Andare in chiesa? E perchè mai?

Le statistiche evidenziano che molti dei figli di credenti vanno in chiesa solo fino a quando i genitori riescono ad obbligarli, scappano appena possono e non fanno mistero di questo loro desiderio di fuga.
La domanda è sempre la stessa: cosa fare per arginare questa fuga?
 
Le statistiche evidenziano che molti dei figli di credenti vanno in chiesa solo fino a quando i genitori riescono ad obbligarli, scappano appena possono e non fanno mistero di questo loro desiderio di fuga.
La domanda è sempre la stessa: cosa fare per arginare questa fuga? Io però vorrei brevemente riflettere su altre domande: perché lo si vuole fare? Perché i ragazzi scappano?
Questa generazione, in generale, non rifiuta il cristianesimo ma, guardando le generazioni precedenti, dice “sarà anche tutto vero, ma certamente non funziona”.

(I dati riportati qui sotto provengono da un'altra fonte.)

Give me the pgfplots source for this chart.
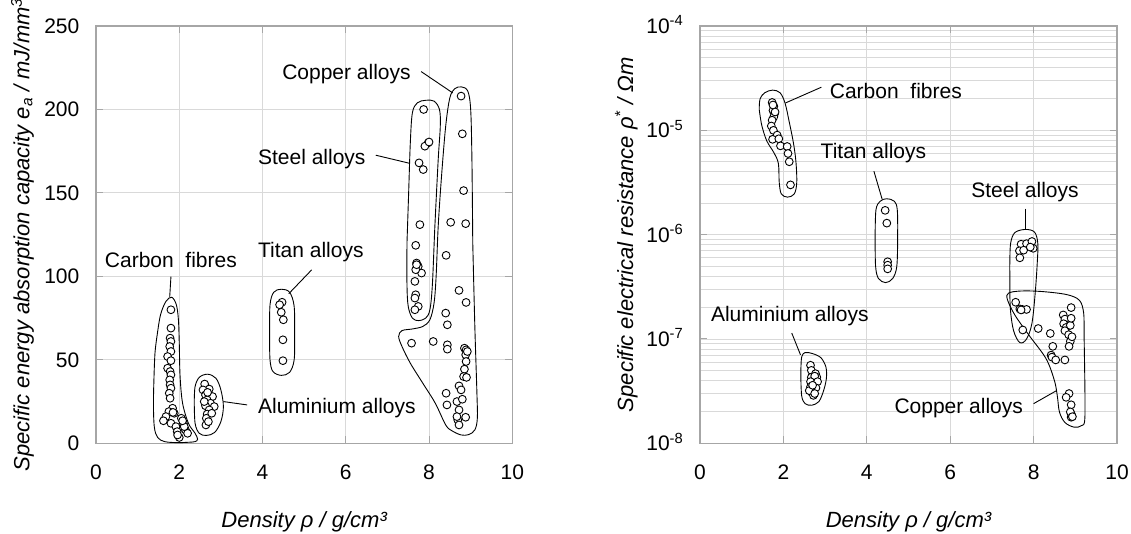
\documentclass[border=0pt]{standalone}
\usepackage{fontspec}
\setmainfont{Liberation Sans}
\usepackage{pgfplots}
\pgfplotsset{compat=1.18}
\definecolor{gridc}{RGB}{217,217,217}
\definecolor{framec}{RGB}{166,166,166}
\pgfplotsset{
 myax/.style={
  scale only axis, height=417.3pt,
  xmin=0, xmax=10, xtick={0,2,4,6,8,10},
  xmajorgrids=true, ymajorgrids=true,
  major grid style={gridc, line width=0.9pt},
  axis line style={framec, line width=1.2pt},
  tick style={framec, line width=1pt},
  tick align=inside, major tick length=7pt,
  ticklabel style={font=\fontsize{21}{25}\selectfont, inner sep=0pt},
  /pgf/number format/assume math mode=true,
  x tick label style={anchor=base, yshift=-35.7pt},
  y tick label style={anchor=base east, xshift=-16.5pt, yshift=-7.5pt},
  label style={font=\itshape\fontsize{22}{26}\selectfont},
  xlabel style={at={(axis description cs:0.5,-0.2013)}, anchor=base},
  ylabel style={at={(axis description cs:-0.1766,0.5)}, anchor=center},
  xlabel={Density ρ / g/cm³},
  clip=false,
 },
 pts/.style={only marks, mark=*, mark size=3.9pt, mark options={fill=white, draw=black, line width=0.9pt}},
 hull/.style={black, line width=0.9pt, smooth, tension=0.55, mark=none},
 lead/.style={black, line width=0.9pt, mark=none},
}
\newcommand{\ann}{\fontsize{21}{25}\selectfont}
\begin{document}
\begin{tikzpicture}
\useasboundingbox (0,0) rectangle (1131pt,533pt);
% ---------------- left ----------------
\begin{axis}[myax, at={(96pt,89.7pt)}, anchor=south west, width=416.3pt,
  ymin=0, ymax=250, ytick={0,50,100,150,200,250},
  ylabel={Specific energy absorption capacity e\textsubscript{a} / mJ/mm\textsuperscript{3}}]
% hulls
\addplot[hull] coordinates {(1.40,45)(1.38,25)(1.40,10)(1.48,3.5)(1.65,1.0)(1.95,0.4)(2.2,0.6)(2.38,1.0)(2.44,2.5)(2.38,6)(2.22,12)(2.08,24)(2.02,40)(2.0,60)(1.98,74)(1.93,83)(1.82,87.5)(1.68,85)(1.55,77)(1.47,65)(1.42,55)(1.40,45)};
\addplot[hull] coordinates {(2.36,25)(2.38,12)(2.48,6)(2.65,4.7)(2.85,6.5)(3.0,13)(3.06,22)(3.0,32)(2.88,39)(2.68,41.4)(2.48,39.5)(2.38,34)(2.36,25)};
\addplot[hull] coordinates {(4.17,65)(4.18,50)(4.25,43)(4.45,40.7)(4.65,42.5)(4.76,50)(4.77,65)(4.76,82)(4.65,90.5)(4.45,92.3)(4.27,90.5)(4.18,83)(4.17,65)};
\addplot[hull] coordinates {(7.47,120)(7.47,95)(7.50,82)(7.60,75)(7.75,73.5)(7.92,75)(8.02,80)(8.08,95)(8.14,130)(8.22,170)(8.27,190)(8.25,200)(8.12,205)(7.92,205.5)(7.72,204)(7.60,198)(7.55,180)(7.51,150)(7.47,120)};
\addplot[hull] coordinates {(9.05,120)(9.10,70)(9.15,30)(9.16,15)(9.10,8)(8.95,5.2)(8.77,5)(8.55,7.5)(8.40,11)(8.15,24)(7.85,36)(7.55,48)(7.35,58)(7.27,64)(7.35,67.5)(7.60,68.5)(7.85,70)(8.02,74)(8.12,84)(8.17,100)(8.22,130)(8.30,160)(8.40,190)(8.50,207)(8.62,212.5)(8.78,213.5)(8.93,211)(9.00,200)(9.03,170)(9.05,120)};
% leaders
\addplot[lead] coordinates {(7.81,222.7)(8.57,209.9)};
\addplot[lead] coordinates {(6.72,172.6)(7.54,167.7)};
\addplot[lead] coordinates {(5.18,103.9)(4.63,89.6)};
\addplot[lead] coordinates {(1.80,99.8)(1.77,87.5)};
\addplot[lead] coordinates {(3.63,23)(3.06,25)};
% data
\addplot[pts] coordinates {(1.80,80)(1.80,69)(1.78,63)(1.80,61)(1.77,58)(1.80,55)(1.72,52)(1.80,49.5)(1.72,45)(1.78,43)(1.80,41)(1.77,38)(1.78,35)(1.80,33)(1.76,30)(1.78,27)(1.84,21)(1.75,19)(1.68,16)(1.62,13.5)(1.88,18)(1.80,12)(1.92,10)(2.05,15)(2.10,12)(2.15,8)(1.95,7)(2.0,3.5)(2.2,6)(2.12,10)(1.85,18.5)(2.08,13.5)(1.96,5)};
\addplot[pts] coordinates {(2.61,35.5)(2.72,32.5)(2.57,32)(2.63,29)(2.80,28)(2.67,26)(2.75,24)(2.84,22)(2.63,22.5)(2.72,20)(2.67,17.5)(2.65,15)(2.64,11)(2.78,18)(2.60,25)(2.70,13)(2.68,30.5)};
\addplot[pts] coordinates {(4.47,84.5)(4.41,83)(4.45,78.5)(4.50,74)(4.49,62)(4.49,49.5)};
\addplot[pts] coordinates {(7.87,200)(7.98,180)(7.90,178)(7.76,168)(7.86,164)(7.78,131)(7.68,118.6)(7.70,108)(7.74,106)(7.82,102)(7.68,104)(7.66,97)(7.68,89)(7.66,87)(7.74,82)(7.66,80)(7.70,107)(8.0,180.5)};
\addplot[pts] coordinates {(8.77,208)(8.80,185.4)(8.83,151.4)(8.88,131.6)(8.52,132.4)(8.41,112.6)(8.72,91.6)(8.89,84.4)(8.40,78)(8.44,71)(7.58,60)(8.10,61)(8.44,59)(8.44,56.4)(8.85,57)(8.89,56)(8.88,53)(8.89,49)(8.85,44.4)(8.83,40)(8.72,34.4)(8.77,32)(8.41,30)(8.67,25)(8.80,26.4)(8.43,23)(8.72,20)(8.88,15.6)(8.69,14)(8.72,11)(8.67,16)(8.90,39.5)(8.92,55)};
% labels
\node[anchor=west, inner sep=0pt, font=\ann] at (axis cs:4.47,221) {Copper\ alloys};
\node[anchor=west, inner sep=0pt, font=\ann] at (axis cs:3.89,170.5) {Steel alloys};
\node[anchor=west, inner sep=0pt, font=\ann] at (axis cs:3.89,114.7) {Titan alloys};
\node[anchor=west, inner sep=0pt, font=\ann] at (axis cs:0.21,110) {Carbon\ \ fibres};
\node[anchor=west, inner sep=0pt, font=\ann] at (axis cs:3.89,21.4) {Aluminium alloys};
\end{axis}
% ---------------- right ----------------
\begin{axis}[myax, at={(700pt,89.7pt)}, anchor=south west, width=417pt,
  ymode=log, ymin=1e-8, ymax=1e-4,
  ytick={1e-8,1e-7,1e-6,1e-5,1e-4},
  yticklabels={10\textsuperscript{-8},10\textsuperscript{-7},10\textsuperscript{-6},10\textsuperscript{-5},10\textsuperscript{-4}},
  yminorgrids=true, minor grid style={gridc, line width=0.9pt}, minor tick length=0pt,
  ylabel={Specific electrical resistance ρ\textsuperscript{*} / Ωm}]
% hulls
\addplot[hull] coordinates {(1.42,1.585e-5)(1.48,1.122e-5)(1.60,7.94e-6)(1.78,6.03e-6)(1.88,4.79e-6)(1.90,3.16e-6)(1.95,2.455e-6)(2.10,2.29e-6)(2.26,2.455e-6)(2.32,3.16e-6)(2.30,5.01e-6)(2.24,7.59e-6)(2.14,1.202e-5)(2.04,1.82e-5)(1.92,2.29e-5)(1.74,2.43e-5)(1.55,2.29e-5)(1.44,2.0e-5)(1.42,1.585e-5)};
\addplot[hull] coordinates {(4.20,1e-6)(4.21,5.01e-7)(4.28,3.80e-7)(4.45,3.47e-7)(4.62,3.80e-7)(4.72,5.01e-7)(4.74,1e-6)(4.73,1.738e-6)(4.66,2.09e-6)(4.48,2.21e-6)(4.32,2.09e-6)(4.22,1.738e-6)(4.20,1e-6)};
\addplot[hull] coordinates {(7.43,3.98e-7)(7.44,2.0e-7)(7.52,1.202e-7)(7.67,9.23e-8)(7.83,1e-7)(7.96,1.413e-7)(8.04,2.82e-7)(8.09,5.62e-7)(8.10,8.32e-7)(8.02,1.06e-6)(7.80,1.122e-6)(7.55,1.047e-6)(7.45,8.32e-7)(7.43,5.62e-7)(7.43,3.98e-7)};
\addplot[hull] coordinates {(9.22,6.31e-8)(9.23,1.778e-8)(9.15,1.479e-8)(8.97,1.429e-8)(8.75,1.585e-8)(8.62,1.995e-8)(8.57,2.818e-8)(8.50,3.98e-8)(8.30,6.46e-8)(7.90,1.072e-7)(7.55,1.698e-7)(7.37,2.40e-7)(7.40,2.754e-7)(7.70,2.884e-7)(8.20,2.851e-7)(8.80,2.661e-7)(9.10,2.344e-7)(9.20,1.778e-7)(9.21,1.122e-7)(9.22,6.31e-8)};
\addplot[hull] coordinates {(2.42,3.98e-8)(2.44,2.818e-8)(2.52,2.399e-8)(2.68,2.317e-8)(2.85,2.512e-8)(2.96,3.162e-8)(3.03,4.169e-8)(3.02,5.37e-8)(2.90,6.607e-8)(2.70,7.244e-8)(2.52,7.413e-8)(2.44,6.761e-8)(2.42,5.248e-8)(2.42,3.98e-8)};
% leaders
\addplot[lead] coordinates {(2.91,2.59e-5)(2.05,1.83e-5)};
\addplot[lead] coordinates {(4.17,4.06e-6)(4.37,2.17e-6)};
\addplot[lead] coordinates {(7.81,1.78e-6)(7.81,1.12e-6)};
\addplot[lead] coordinates {(2.20,1.14e-7)(2.41,7.05e-8)};
\addplot[lead] coordinates {(8.00,2.40e-8)(8.55,3.2e-8)};
% data
\addplot[pts] coordinates {(1.73,1.85e-5)(1.77,1.7e-5)(1.75,1.55e-5)(1.79,1.45e-5)(1.77,1.35e-5)(1.73,1.25e-5)(1.71,1.1e-5)(1.76,1.0e-5)(1.85,9.0e-6)(1.74,8.2e-6)(1.89,8.3e-6)(1.93,7.1e-6)(2.09,7.0e-6)(2.11,6.0e-6)(2.14,5.0e-6)(2.17,3.0e-6)(1.80,1.5e-5)(1.75,1.75e-5)};
\addplot[pts] coordinates {(4.44,1.71e-6)(4.48,1.29e-6)(4.50,5.5e-7)(4.50,5.1e-7)(4.50,4.7e-7)};
\addplot[pts] coordinates {(7.70,8.1e-7)(7.83,8.2e-7)(7.66,7.0e-7)(7.76,7.1e-7)(7.67,6.0e-7)(7.96,8.6e-7)(7.99,7.4e-7)(7.92,7.6e-7)(7.57,2.25e-7)(7.67,1.94e-7)(7.73,1.92e-7)(7.83,1.92e-7)(7.74,1.22e-7)(7.70,1.9e-7)};
\addplot[pts] coordinates {(8.11,1.26e-7)(8.40,1.13e-7)(8.46,8.5e-8)(8.42,7.0e-8)(8.44,6.7e-8)(8.53,6.3e-8)(8.75,6.3e-8)(8.71,1.7e-7)(8.75,1.55e-7)(8.72,1.4e-7)(8.78,1.29e-7)(8.75,1.2e-7)(8.84,1.1e-7)(8.88,1.35e-7)(8.88,9.5e-8)(8.85,8.5e-8)(8.90,2.0e-7)(8.90,1.58e-7)(8.92,1.05e-7)(8.85,3.0e-8)(8.78,2.76e-8)(8.90,2.34e-8)(8.90,1.92e-8)(8.90,1.78e-8)(8.88,2.0e-8)(8.93,1.8e-8)};
\addplot[pts] coordinates {(2.65,5.6e-8)(2.67,5.0e-8)(2.77,4.65e-8)(2.67,4.3e-8)(2.80,4.3e-8)(2.75,4.4e-8)(2.65,3.9e-8)(2.82,3.9e-8)(2.65,3.47e-8)(2.72,3.35e-8)(2.78,3.4e-8)(2.67,3.1e-8)(2.72,2.88e-8)(2.62,3.2e-8)(2.75,3.0e-8)(2.70,3.6e-8)};
% labels
\node[anchor=west, inner sep=0pt, font=\ann] at (axis cs:3.11,2.40e-5) {Carbon\ \ fibres};
\node[anchor=west, inner sep=0pt, font=\ann] at (axis cs:2.89,6.0e-6) {Titan alloys};
\node[anchor=west, inner sep=0pt, font=\ann] at (axis cs:6.50,2.58e-6) {Steel alloys};
\node[anchor=west, inner sep=0pt, font=\ann] at (axis cs:0.26,1.67e-7) {Aluminium alloys};
\node[anchor=west, inner sep=0pt, font=\ann] at (axis cs:4.66,2.17e-8) {Copper alloys};
\end{axis}
\end{tikzpicture}
\end{document}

Cosa c’è di così poco attraente nel messaggio di amore, speranza e salvezza eterna che in 2000 anni ha trasformato milioni di vite? Si potrebbe dare la colpa al fatto che questa generazione cerca solo divertimento, non vuole pensare e rifiuta le regole.
Può anche essere vero, ma in anni trascorsi cercando di amare, capire e servire i giovani egli adolescenti raramente ho trovato questo atteggiamento. Ho trovato soprattutto la voglia di fuggire da una vita che già a 14-15 comincia a rivelarsi per quella che è: senza senso.
Crolla la famiglia, crollano tutti i valori in cui si poteva credere e a questi ragazzi non rimane nessun punto di riferimento in un’età decisamente difficile e in un mondo molto complicato, dove non c’è speranza per il futuro e niente è più vero.
 
 
Forse non è il messaggio di Cristo che non attrae più, forse ciò che fa scappare i ragazzi è il modo in cui viene presentato. Troppo spesso la fede viene usata come un comodo metodo per imporre modi di comportamento ed evitarne altri. Il credente non fuma, non va in discoteca (una volta non guardava la TV né andava al cinema), non si veste in un certo modo, va a tutte le riunioni, frequenta il meno possibile i non credenti. Il credente non deve fare certe cose e deve farne altre e se si sbaglia arrivano giudizi e sensi di colpa (quanti sono i sensi di colpa negli adolescenti!).
 
Ma un credente, prima di tutto, non dovrebbe essere una persona redenta, felice perché Dio lo ama malgrado sia un peccatore? Una persona che vive per amare Dio e gli altri? Non dovremmo forse far vedere ai giovani delle nostre chiese, ai nostri figli, che viviamo per amare Dio e gli altri? Non dovremmo forse insegnare loro che ciò che va fatto o meno non rientra in una lunga lista di regole più o meno rigide, ma è frutto di questo rapporto?
 
Se i nostri ragazzi non vogliono andare in chiesa forse è perché non si sentono amati da Dio o non lo vogliono amare. Questo è il problema tragico!
Investiamo il nostro tempo, le nostre forze ed energie nei giovani, non per trasformarli in bravi ragazzi ma per far sì che conoscano e abbraccino l’amore di Dio e vivano per amare Lui e gli altri.